Minister of Home Affairs Leon Schreiber said the “matter of national security, plain and simple.”

“Every responsible State on earth must take the necessary steps to ensure a functional population register. This upgrade also advances financial inclusion and makes a significant contribution to South Africa’s attempts to get off the Financial Action Task Force’s grey list.”

Increase welcomed

Meanwhile, the Congress of South African Trade Unions (COSATU) has welcomed the adjustments announced by Home Affairs.

“This decades-long de facto subsidy for financial institutions has created a perverse crisis where, due to the absurdly low fee charged by the Department, many have simply overloaded the system with requests”.

System offline

Cosatu said the consequence has been the system’s continuously being overwhelmed by the sheer volume of repeat requests for information and frequently crashing. 

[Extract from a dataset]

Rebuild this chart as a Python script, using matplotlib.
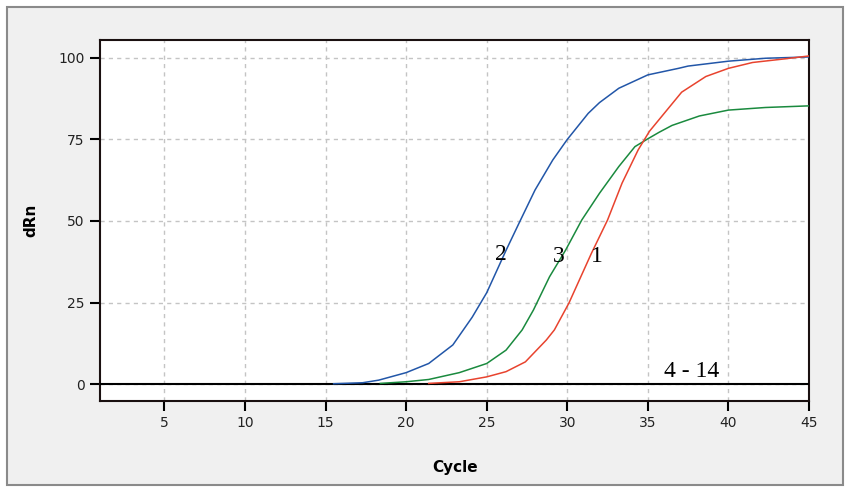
import matplotlib.pyplot as plt
from matplotlib.patches import Rectangle

# curve 2 (blue)
blue_x = [15.5, 17.3, 18.3, 20, 21.4, 22.9, 24.1, 25, 26.2, 27.1, 28, 29.1,
          30, 31.3, 32, 33.2, 35, 36.9, 37.5, 40, 42.3, 45]
blue_y = [0.1, 0.4, 1.2, 3.5, 6.3, 12, 20.5, 28, 41, 50.3, 59.5, 68.7,
          75, 83, 86.3, 90.7, 94.8, 96.8, 97.5, 99, 99.9, 100.3]

# curve 3 (green)
green_x = [18.4, 20, 21.4, 23.3, 25, 26.2, 27.2, 27.9, 28.9, 29.9, 30.9, 32,
           33.2, 34.2, 35, 35.7, 36.5, 38.2, 40, 42.3, 45]
green_y = [0.2, 0.7, 1.4, 3.5, 6.3, 10.4, 16.6, 22.7, 32.9, 41.1, 50.3, 58.5,
           66.7, 72.8, 75.2, 77.2, 79.3, 82.2, 84, 84.8, 85.3]

# curve 1 (red)
red_x = [21.4, 23.3, 25, 26.2, 27.4, 28.7, 29.2, 30.1, 31.5, 32.5, 33.4, 34.4,
         35.1, 36.1, 37.1, 38.6, 40, 41.5, 43.3, 45]
red_y = [0.2, 0.7, 2.2, 3.8, 6.8, 13.5, 16.6, 24.8, 40.1, 50.3, 61.6, 71.8,
         77.5, 83.5, 89.5, 94.3, 96.8, 98.6, 99.6, 100.6]

# samples 4 - 14 stay flat at zero
flat_x = [1, 45]
flat_y = [0, 0]

x_ticks = [5, 10, 15, 20, 25, 30, 35, 40, 45]
y_ticks = [0, 25, 50, 75, 100]

fig = plt.figure(figsize=(8.51, 4.93), dpi=100)
fig.patch.set_facecolor('white')
fig.patches.append(Rectangle((0.0082, 0.0162), 0.9824, 0.9696, transform=fig.transFigure,
                             facecolor='#f0f0f0', edgecolor='#8a8a8a', linewidth=1.5, zorder=-1))

ax = fig.add_axes([0.1175, 0.1866, 0.8331, 0.7323])
ax.set_zorder(2)
ax.set_facecolor('white')

ax.plot(flat_x, flat_y, color='black', linewidth=1.5, zorder=3)
ax.plot(blue_x, blue_y, color='#2256a8', linewidth=1.1, zorder=4)
ax.plot(green_x, green_y, color='#1a8a3e', linewidth=1.1, zorder=4)
ax.plot(red_x, red_y, color='#e8432e', linewidth=1.1, zorder=4)

ax.set_xlim(1, 45)
ax.set_ylim(-5.2, 105.5)
ax.set_xticks(x_ticks)
ax.set_yticks(y_ticks)
ax.tick_params(direction='out', length=7, width=1.5, colors='black', labelsize=10, pad=4)
for lbl in ax.get_xticklabels() + ax.get_yticklabels():
    lbl.set_color('#222222')
ax.grid(True, linestyle=(0, (3, 3)), color='#c4c4c4', linewidth=1.0)
for s in ax.spines.values():
    s.set_linewidth(1.5)
    s.set_color('#1a1010')

fig.text(0.5347, 0.0527, 'Cycle', fontsize=11, fontweight='bold', ha='center', va='center')
fig.text(0.036, 0.553, 'dRn', fontsize=11, fontweight='bold', rotation=90, ha='center', va='center')

# curve labels
lab_font = dict(family='Liberation Serif', fontsize=17, ha='center', va='center', zorder=5)
ax.text(25.9, 39.6, '2', **lab_font)
ax.text(29.5, 39, '3', **lab_font)
ax.text(31.85, 39, '1', **lab_font)
ax.text(37.7, 3.7, '4 - 14', **lab_font)

fig.savefig('out.png', dpi=100)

“This has compounded an already overstretched Home Affairs, battling to cope with long queues and the system being repeatedly offline.

“The working class has been the victims of this vicious spiral with workers losing out on wages as they queue for days at a time to apply for documents and Home Affairs officials, already battling a crippling 60% vacancy rate, having to manage long queues of frustrated members of the public and systems failures over which they have zero control,” Cosatu said.

Cosatu said it will engage its affiliates, who organise workers across the banking, financial institutions, and retail sectors, to ensure that the cost-reflective charges put in place by the Department are not used as an excuse by these private sector institutions to increase banking and related fees charged to customers.